Allant jusqu’à jeter aux trousses du fugitif, les forces spéciales d’unité d’élite aux côtés des forces de défense et de sécurité, pour passer au peigne fin la capitale guinéenne en commençant par les adresses connues du colonel radié.
Mais, entre fouilles de quartiers, perquisitions de domiciles et interrogatoires parfois musclés de proches du fugitif, les désagréments sur fond d’exactions contre des populations, ne manquent pas. Des agissements dénoncés par des citoyens et « fermement condamnés » par le Barreau de Guinée dont la déclaration fait état de « bavures et d’exactions sur des citoyens dont le seul tort serait d’avoir des liens » avec le wanted dont la tête a même été mise au prix fort de 50 000 euros pour toute personne qui donnera sa localisation.
Un scénario digne d’un film Western, qui traduit toute la détermination des autorités de la transition guinéenne à mettre, par tous les moyens, la main sur ce vétéran de la guerre en Sierra Leone et au Liberia qui prouve, par sa capacité à échapper à ses poursuivants, que sa réputation de combattant aguerri est loin d’être surfaite. Mais pendant combien de temps durera encore la cavale de Claude Pivi ? Pendant combien de temps pourra-t-il continuer à se cacher en faisant durer le suspense de cette traque digne d’un film hollywoodien ?
Comment tout cela finira-t-il ? Bien malin qui saurait répondre à ces questions. En attendant, le déploiement, par les autorités, des grands moyens, peut se comprendre, au regard de la réputation du fugitif qui est connu pour ne pas être un enfant de chœur. Mais ce qui se justifie le moins, ce sont les exactions en termes d’interrogatoires musclés, de tortures, d’interpellations sans mandat, etc., reprochés par de nombreux citoyens aux militaires dont les actes décrits par des témoins, font aussi cas de saccages et de pillages de maisons.

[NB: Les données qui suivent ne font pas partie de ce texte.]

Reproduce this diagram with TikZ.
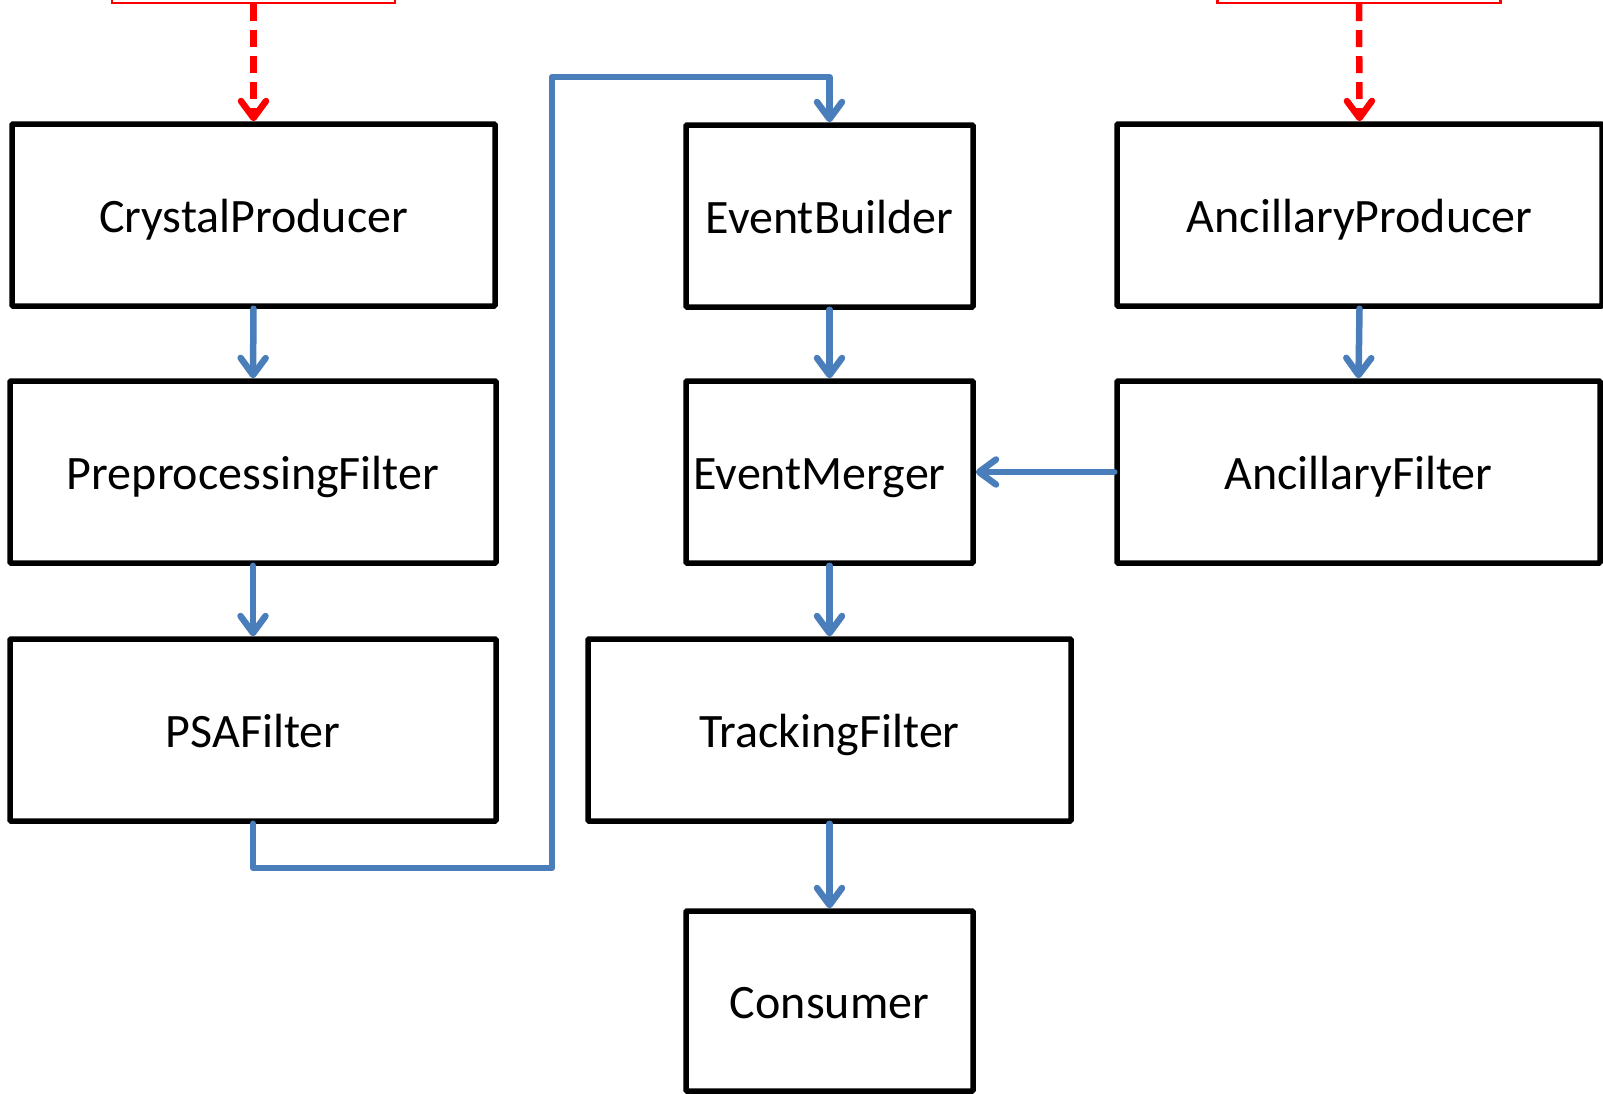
\documentclass[tikz,border=0pt]{standalone}
\usepackage{fontspec}
\setmainfont{Carlito}
\usetikzlibrary{arrows.meta}
\definecolor{flowblue}{RGB}{74,126,187}
\begin{document}
\begin{tikzpicture}[x=1pt,y=-1pt,
  box/.style={draw=black,line width=5.5pt,rounded corners=1pt,rectangle,inner sep=0pt,
    minimum height=182pt,text height=35pt,text depth=0pt,font=\fontsize{48}{58}\selectfont},
  redbox/.style={draw=red,line width=2.2pt,rectangle,inner sep=0pt,minimum width=283pt,minimum height=63pt},
  flow/.style={draw=flowblue,line width=6.5pt,line cap=round,line join=round,
    -{Straight Barb[length=17pt,width=25pt,line cap=round,line join=round]}},
  redflow/.style={draw=red,line width=6.5pt,dash pattern=on 17pt off 9pt,
    -{Straight Barb[length=17pt,width=25pt,line cap=round,line join=round]}}]
\useasboundingbox (0,0) rectangle (1603,1093);
\clip (0,0) rectangle (1603,1093);
% source boxes (cut off at top)
\node[redbox] (srcL) at (253.5,-28.5) {};
\node[redbox] (srcR) at (1359,-28.5) {};
% boxes
\node[box,minimum width=483pt] (crystal) at (253.5,215) {CrystalProducer};
\node[box,minimum width=486pt] (preproc) at (253,472) {PreprocessingFilter};
\node[box,minimum width=486pt] (psa) at (253,730) {PSAFilter};
\node[box,minimum width=287pt] (eb) at (829.5,216) {EventBuilder};
\node[box,minimum width=287pt] (em) at (829.5,472) {\hspace*{-20pt}EventMerger};
\node[box,minimum width=483pt] (tf) at (829.5,730) {TrackingFilter};
\node[box,minimum width=287pt,minimum height=180pt] (cons) at (829.5,1001) {Consumer};
\node[box,minimum width=485pt] (ap) at (1359.5,215) {AncillaryProducer};
\node[box,minimum width=483pt] (af) at (1358.5,472) {AncillaryFilter};
% connectors
\draw[redflow] (srcL.south) -- (crystal.north);
\draw[redflow] (srcR.south) -- (ap.north);
\draw[flow] (crystal.south) -- (preproc.north);
\draw[flow] (preproc.south) -- (psa.north);
\coordinate (loopLow) at (552,868);
\coordinate (loopTop) at (552,77);
\draw[flow] (psa.south) |- (loopLow) -- (loopTop) -| (eb.north);
\draw[flow] (eb.south) -- (em.north);
\draw[flow] (em.south) -- (tf.north);
\draw[flow] (tf.south) -- (cons.north);
\draw[flow] (ap.south) -- (af.north);
\draw[flow] (af.west) -- (em.east);
\end{tikzpicture}
\end{document}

On peut s’interroger sur l’impact de cette évasion rocambolesque sur la suite du procès
Des dérives qui cachent mal la frilosité du pouvoir. Un manque de sérénité qui ne manque pas d’interroger au regard de la posture du fugitif qui, en dehors de ceux qui l’ont aidé à s’échapper, se retrouve pratiquement seul contre ses poursuivants. Est-ce alors l’honneur bafoué de tout une armée qui se montre incapable de retrouver un fugitif, fût-il Claude Pivi, en plein Conakry, qui justifierait l’irritabilité apparente des soldats lancés à ses trousses ?
Ou alors, Coplan, ainsi qu’on le surnomme, représenterait-il une menace pour la junte au pouvoir, au point de justifier le recours à ces méthodes dignes d’une autre époque pour le retrouver au plus vite ? Quoi qu’il en soit, ces abus des FDS sur des populations innocentes, ne sauraient se justifier. Et ce, même dans un Etat d’exception, car ce n’est pas parce qu’on a des liens de proximité avec un criminel que l’on est forcément comptable de ses méfaits.
C’est pourquoi les autorités guinéennes gagneraient à prendre en considération l’interpellation du Barreau pour rectifier le tir. Autrement, à trop persister dans les exactions contre de paisibles citoyens, le pouvoir risque de se mettre le peuple à dos. Au-delà, on peut s’interroger sur l’impact de cette évasion rocambolesque sur la suite du procès. Surtout en l’absence d’un personnage-clé comme Claude Pivi qui n’a visiblement pas fini ses déballages.
Si cela n’est pas un frein à la poursuite du procès, on peut se demander si ce ne sera pas un obstacle à la manifestation de la vérité. A moins que d’ici là, la traque du Vieux soldat produise les effets escomptés et se conclue par le ré-encagement de l’oiseau envolé, au plus grand soulagement des autorités, mais aussi des populations qui ne cessent de subir les conséquences et les désagréments d’une situation à laquelle elles sont totalement étrangères.